### DIRECTIVE
Can you copy out the data exactly? Leave the images out.

----

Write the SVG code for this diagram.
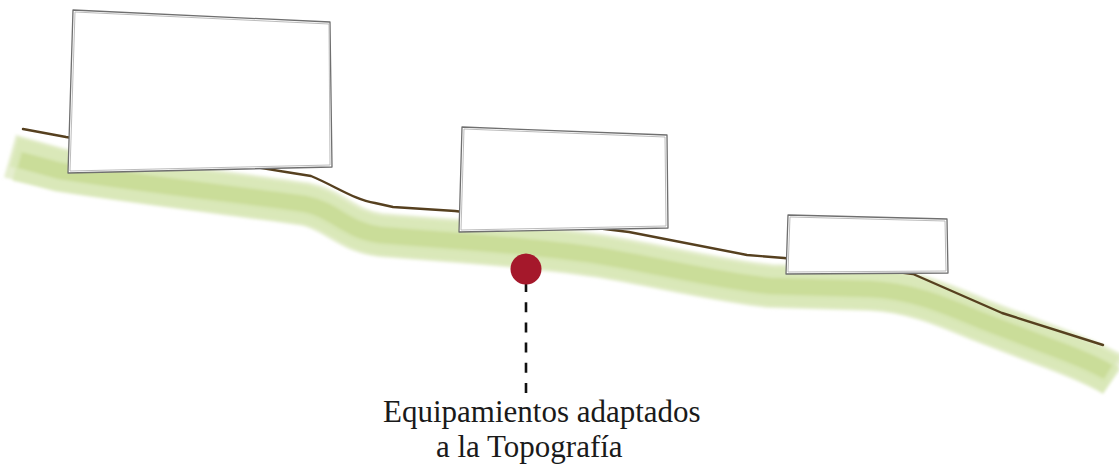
<svg xmlns="http://www.w3.org/2000/svg" width="1119" height="466" viewBox="0 0 1119 466">
  <defs>
    <filter id="soft" x="-5%" y="-20%" width="110%" height="140%">
      <feGaussianBlur stdDeviation="1.6"/>
    </filter>
    <style>
      .band{fill:none;stroke-linecap:butt;stroke-linejoin:round}
      .terrain{fill:none;stroke:#56401f;stroke-width:2.4;stroke-linejoin:round;stroke-linecap:round}
      .box{fill:#ffffff;stroke:#6f6f6f;stroke-width:1.3;stroke-linejoin:round}
      .box2{fill:none;stroke:#b4b4b4;stroke-width:0.9}
      .label{font-family:"Liberation Serif","Times New Roman",serif;font-size:31px;fill:#1a1a1a}
    </style>
  </defs>

  <g id="ground">
    <g filter="url(#soft)">
      <path class="band" stroke="#e0ebc6" stroke-width="44" opacity="0.85" d="M10,156 L60,170 C150,184 250,196 305,204 C335,210 345,230 380,235 L470,242 C520,246 560,250 600,256 C660,266 720,281 770,286 L870,289 C910,291 940,303 980,320 L1040,343 C1070,354 1095,364 1114,375"/>
      <path class="band" stroke="#d6e5b0" stroke-width="30" opacity="0.7" d="M14,152 L60,165 C150,180 250,192 305,200 C335,206 345,226 380,231 L470,238 C520,242 560,246 600,252 C660,262 720,277 770,282 L870,285 C910,287 940,299 980,316 L1040,339 C1070,350 1095,360 1112,370"/>
      <path class="band" stroke="#d6e5b0" stroke-width="30" opacity="0.7" d="M16,166 L60,176 C150,190 250,201 305,209 C335,215 345,235 380,240 L470,247 C520,251 560,255 600,261 C660,271 720,286 770,291 L870,294 C910,296 940,308 980,325 L1040,348 C1070,359 1095,369 1112,381"/>
      <path class="band" stroke="#c6da90" stroke-width="16" opacity="0.75" d="M20,160 L60,171 C150,185 250,196 305,204 C335,210 345,230 380,235 L470,242 C520,246 560,250 600,256 C660,266 720,281 770,286 L870,289 C910,291 940,303 980,320 L1040,343 C1070,354 1095,364 1108,372"/>
    </g>
    <path class="terrain" d="M23,129 L66,137 L286,172 L311,176 C335,186 355,200 375,203 L393,207 L455,211 L629,232 L747,255 L784,258 L913,274 L1002,313 L1103,345"/>
  </g>

  <g id="building-1">
    <polygon class="box" points="73,10 330,22 332,167 68,173"/>
    <polyline class="box2" points="75,12 329,24 330,165 70,171 75,12"/>
  </g>

  <g id="building-2">
    <polygon class="box" points="462,127 667,135 668,228 459,232"/>
    <polyline class="box2" points="464,129 665,137 666,226 461,230 464,129"/>
  </g>

  <g id="building-3">
    <polygon class="box" points="788,215 947,219 948,273 786,274"/>
    <polyline class="box2" points="790,217 945,221 946,271 788,272 790,217"/>
  </g>

  <g id="connectors">
    <line x1="526" y1="282" x2="526" y2="393" stroke="#111" stroke-width="2.6" stroke-dasharray="10 10.2"/>
  </g>

  <g id="marker">
    <circle cx="526" cy="269" r="15.5" fill="#a5182b"/>
  </g>

  <g id="label">
    <text class="label" x="383" y="422">Equipamientos adaptados</text>
    <text class="label" x="436" y="457">a la Topografía</text>
  </g>
</svg>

----

### CORRECT ANSWER
Write the SVG code for this diagram.
<svg xmlns="http://www.w3.org/2000/svg" width="1119" height="466" viewBox="0 0 1119 466">
  <defs>
    <filter id="soft" x="-5%" y="-20%" width="110%" height="140%">
      <feGaussianBlur stdDeviation="1.6"/>
    </filter>
    <style>
      .band{fill:none;stroke-linecap:butt;stroke-linejoin:round}
      .terrain{fill:none;stroke:#56401f;stroke-width:2.4;stroke-linejoin:round;stroke-linecap:round}
      .box{fill:#ffffff;stroke:#6f6f6f;stroke-width:1.3;stroke-linejoin:round}
      .box2{fill:none;stroke:#b4b4b4;stroke-width:0.9}
      .label{font-family:"Liberation Serif","Times New Roman",serif;font-size:31px;fill:#1a1a1a}
    </style>
  </defs>

  <g id="ground">
    <g filter="url(#soft)">
      <path class="band" stroke="#e0ebc6" stroke-width="44" opacity="0.85" d="M10,156 L60,170 C150,184 250,196 305,204 C335,210 345,230 380,235 L470,242 C520,246 560,250 600,256 C660,266 720,281 770,286 L870,289 C910,291 940,303 980,320 L1040,343 C1070,354 1095,364 1114,375"/>
      <path class="band" stroke="#d6e5b0" stroke-width="30" opacity="0.7" d="M14,152 L60,165 C150,180 250,192 305,200 C335,206 345,226 380,231 L470,238 C520,242 560,246 600,252 C660,262 720,277 770,282 L870,285 C910,287 940,299 980,316 L1040,339 C1070,350 1095,360 1112,370"/>
      <path class="band" stroke="#d6e5b0" stroke-width="30" opacity="0.7" d="M16,166 L60,176 C150,190 250,201 305,209 C335,215 345,235 380,240 L470,247 C520,251 560,255 600,261 C660,271 720,286 770,291 L870,294 C910,296 940,308 980,325 L1040,348 C1070,359 1095,369 1112,381"/>
      <path class="band" stroke="#c6da90" stroke-width="16" opacity="0.75" d="M20,160 L60,171 C150,185 250,196 305,204 C335,210 345,230 380,235 L470,242 C520,246 560,250 600,256 C660,266 720,281 770,286 L870,289 C910,291 940,303 980,320 L1040,343 C1070,354 1095,364 1108,372"/>
    </g>
    <path class="terrain" d="M23,129 L66,137 L286,172 L311,176 C335,186 355,200 375,203 L393,207 L455,211 L629,232 L747,255 L784,258 L913,274 L1002,313 L1103,345"/>
  </g>

  <g id="building-1">
    <polygon class="box" points="73,10 330,22 332,167 68,173"/>
    <polyline class="box2" points="75,12 329,24 330,165 70,171 75,12"/>
  </g>

  <g id="building-2">
    <polygon class="box" points="462,127 667,135 668,228 459,232"/>
    <polyline class="box2" points="464,129 665,137 666,226 461,230 464,129"/>
  </g>

  <g id="building-3">
    <polygon class="box" points="788,215 947,219 948,273 786,274"/>
    <polyline class="box2" points="790,217 945,221 946,271 788,272 790,217"/>
  </g>

  <g id="connectors">
    <line x1="526" y1="282" x2="526" y2="393" stroke="#111" stroke-width="2.6" stroke-dasharray="10 10.2"/>
  </g>

  <g id="marker">
    <circle cx="526" cy="269" r="15.5" fill="#a5182b"/>
  </g>

  <g id="label">
    <text class="label" x="383" y="422">Equipamientos adaptados</text>
    <text class="label" x="436" y="457">a la Topografía</text>
  </g>
</svg>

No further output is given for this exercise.